Now that I’m in the hopefully fairly short final straight of my Phd, I’m feeling a bit reflective. Whilst I’ve been writing up, I’ve been reading around the science behind my project in some depth, and only really now starting to get a grip on the theory behind the experiments. Unfortunately in some cases, this has meant that I’ve learnt that some of the experiments I’ve done probably weren’t going to work the way we intended, and probably weren’t worth the struggle. I always knew that when you came out of a PhD, you were supposed to be an expert in that tiny subfield. With this in mind, I started to wonder whether when my supervisor set me on an experiment, I was supposed to go away and understand the problem before I even started on it. What I usually did was understood the problem enough to see the rationale behind the experiments, did them, then went to my supervisor with the data. It’s only now with reading and writing up I can see all the potential problems.
I’ve been worried that I’ve left what feels like the bulk of my PhD to the end. The experiments were just things that I did, but the learning and understanding is what the PhD is about, surely? I felt like I’d missed something. It’s made worse by the fact that I came to a neuroscience PhD with only AS-levels in biology and chemistry, straight from a psychology bachelors degree unfortunately lacking in in-depth neuroscience content, without any intervening masters. I was fortunate to be ably taught how to do extracellular electrophysiology by a patient post-doc who started in the department at the same time as me (thanks Lio!) who was replaced by his partner in crime from his PhD, who was equally helpful (thanks Nico!). But I was worried I’d skipped the theoretical fundamentals behind neuroscience and electrophysiology.
Fortunately I’ve been reassured by older colleagues that it’s pretty common to have reached the end of a PhD before you have learned enough to realise that you should have done things differently, and that a large part of a PhD is learning where your strengths and weaknesses lie, and not knowing them at the start and be done with them by the time you’ve finished. I feel a bit happier about it all, but like with many things in life, I still sometimes wish I could do it all again with the benefit of hindsight.
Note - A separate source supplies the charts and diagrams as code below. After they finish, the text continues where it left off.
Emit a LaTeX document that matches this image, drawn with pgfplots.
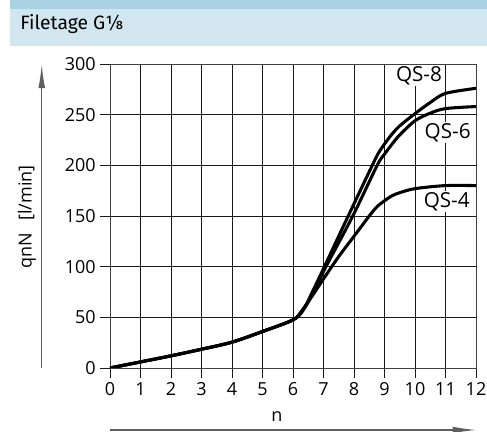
\documentclass[border=0pt]{standalone}
\usepackage{pgfplots}
\pgfplotsset{compat=1.18}
\usetikzlibrary{arrows.meta}
\usepackage{fontspec}
\setmainfont{Open Sans}
\newfontfamily\headfont{Fira Sans}
\definecolor{bandA}{RGB}{169,208,227}
\definecolor{bandB}{RGB}{210,230,240}
\definecolor{axgray}{RGB}{95,95,95}

\begin{document}
\begin{tikzpicture}
\path[use as bounding box] (0,0) rectangle (365.25pt,-324pt);
% header bands
\fill[bandA] (7.5pt,0) rectangle (365.25pt,-6.75pt);
\fill[bandB] (7.5pt,-6.75pt) rectangle (365.25pt,-34.5pt);
\node[anchor=base west, inner sep=0, font=\headfont\fontsize{14.5}{16}\selectfont] at (15pt,-22pt) {Filetage G⅛};

\begin{axis}[
    at={(82.5pt,-276pt)}, anchor=south west,
    scale only axis, width=274.5pt, height=228pt,
    xmin=0, xmax=12, ymin=0, ymax=300,
    xtick={0,1,...,12}, ytick={0,50,...,300},
    xtick pos=bottom, ytick pos=left,
    grid=major,
    major grid style={black!90, line width=0.7pt},
    axis line style={black!75, line width=0.7pt},
    tick align=outside, major tick length=7.2pt,
    tick style={black!90, line width=0.7pt},
    tick label style={font=\fontsize{13.5}{15}\selectfont},
    /pgf/number format/assume math mode=true,
    ]
    % QS-8
    \addplot[black, line width=2.3pt, smooth, tension=0.5] coordinates {
        (0,0) (1,6) (2,12) (3,18.5) (4,25.5) (5,36) (6,47.5)
        (6.33,57) (6.65,76) (7.03,100) (7.81,150) (8.6,200) (8.8,212)
        (9,221) (9.25,231) (9.5,239) (10,251) (10.5,262) (11,271) (12,276)
    };
    % QS-6
    \addplot[black, line width=2.3pt, smooth, tension=0.5] coordinates {
        (0,0) (1,6) (2,12) (3,18.5) (4,25.5) (5,36) (6,47.5)
        (6.33,57) (6.67,75) (7.08,100) (7.96,150) (8.76,200)
        (9,211) (9.25,221) (9.5,230) (10,244) (10.5,251.5) (11,256) (12,258)
    };
    % QS-4
    \addplot[black, line width=2.3pt, smooth, tension=0.5] coordinates {
        (0,0) (1,6) (2,12) (3,18.5) (4,25.5) (5,36) (6,47.5)
        (6.3,57) (6.65,72) (7,88) (7.5,110) (8,130) (8.5,150) (8.75,159)
        (9,165) (9.25,170) (9.5,173) (10,177) (11,180) (12,180)
    };
    \node[fill=white, inner sep=1pt, font=\fontsize{15.5}{17}\selectfont] at (axis cs:10.13,288.7) {QS-8};
    \node[fill=white, inner sep=1pt, font=\fontsize{15.5}{17}\selectfont] at (axis cs:11.07,232.4) {QS-6};
    \node[fill=white, inner sep=1pt, font=\fontsize{15.5}{17}\selectfont] at (axis cs:11.04,164.1) {QS-4};
\end{axis}

% axis arrows and labels
\draw[axgray, line width=1pt, -{Latex[length=18pt,width=5pt]}] (31.3pt,-276pt) -- (31.3pt,-48pt);
\draw[axgray, line width=1pt, -{Latex[length=18pt,width=5pt]}] (82.5pt,-322.5pt) -- (357.4pt,-322.5pt);
\node[rotate=90, font=\fontsize{13.5}{15}\selectfont] at (20.25pt,-162.75pt) {qnN\hspace{0.7em}[l/min]};
\node[font=\fontsize{13.5}{15}\selectfont] at (207.75pt,-312.4pt) {n};
\end{tikzpicture}
\end{document}
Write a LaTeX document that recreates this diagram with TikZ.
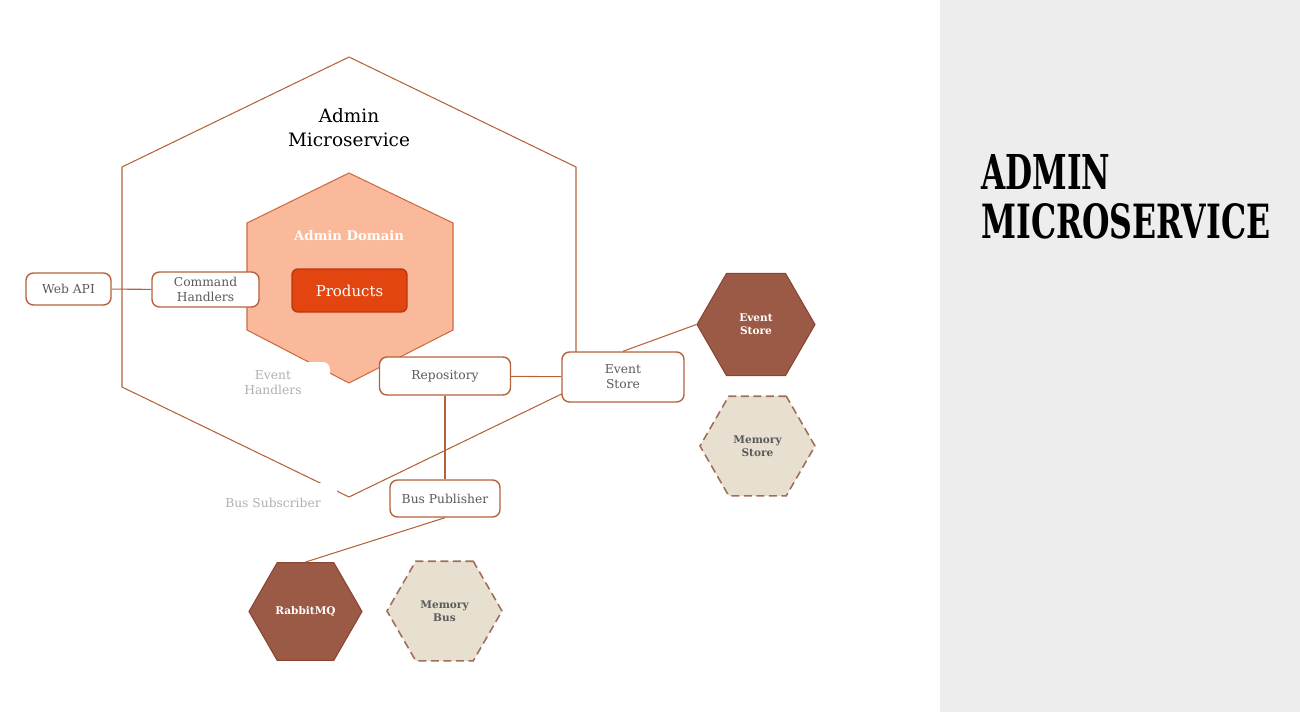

Sometimes I wish I’d come to the PhD from a neuroscience skewed biology degree instead of psychology, but then I wouldn’t have been in the right place at the right time to have the fantastic opportunity I have had.
I envy the guys in the States who do PhDs for something like 7 years, with lots of studying before getting stuck into a project. Three years seems pretty inadequate compared to that. Cardiff seem to have it down too, their neuroscience PhD program consists of three years of experimental project, but first a year of study which is half modules explicitly teaching you how to do a neuroscience PhD (the nearest thing at UoS – MSc Cognitive and Computational Neuroscience – seems to try to cover too many bases at once) and the other half completing three practical lab rotations. I tried to take some second year undergrad biology neuroscience modules as extra credit, but I was told that they had to be masters level or above to qualify. This is in spite of the existence of accredited modules which are designed for the extra credit system which involve taking a first year undergrad psych module, or even having a discussion group about your PhD in a coffee shop…
Ignoring the green-eyed academic in me, I’m glad I know what the educational known unknowns are for me. I’m just dying to make them known knowns, and I hope I get the chance to do it.